The price of wheat increased in Chicago on speculation that the anticipated rain in the coming couple of days may not be sufficient to reduce dryness in the US.
A QT Weather report forecasted little rain amounting to 0.2 inch this week over the central US plains, after most sections of the region got less than half the usual rain in the last 30 days.
The US Department of Agriculture attributed the recent deterioration of wheat crops across regions such as Kansas and Texas to dry weather. The department plans to start releasing weekly reports on crop ratings on a national scale, according to Bloomberg.
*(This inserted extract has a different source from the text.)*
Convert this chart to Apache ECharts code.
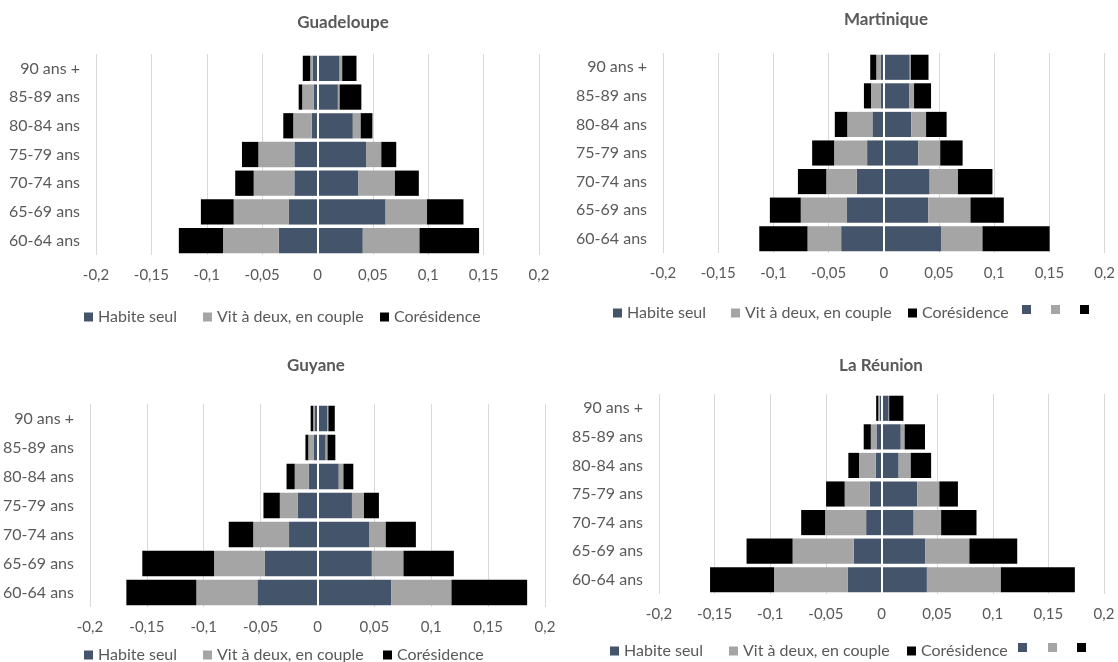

“Prices should be supported by the rise of the temperatures and the lack of moisture in the U.S. and western Europe,” said Arnaud Saulais of Starsupply Commodity Brokers. He added that the anticipated upbeat US crop rating report might work to the advantage of markets further.
Wheat for May delivery traded at $6.7525 as of 7:03 am after advancing 0.8% on the Chicago Board of Trade. Futures declined 3.7% last week, the biggest fall since January 10. The commodity surged 12% in 2014 while dry and cold weather conditions put crops at risk.
Technical buying buoyed the wheat market before a monthly USDA report on demand and supply that will be released on Wednesday. The report is expected to show a stringent outlook for US supplies of grains such as soybeans, corn and wheat, Reuters reports.
Joseph Vaclavik, Standard Grain boss said that although the Wednesday report has the potential to trigger surprises, weather and production data will have a greater influence.
In the meantime, the per-bushel price of corn for May delivery declined 0.4% to $4.995 in Chicago, after gaining 2% last week.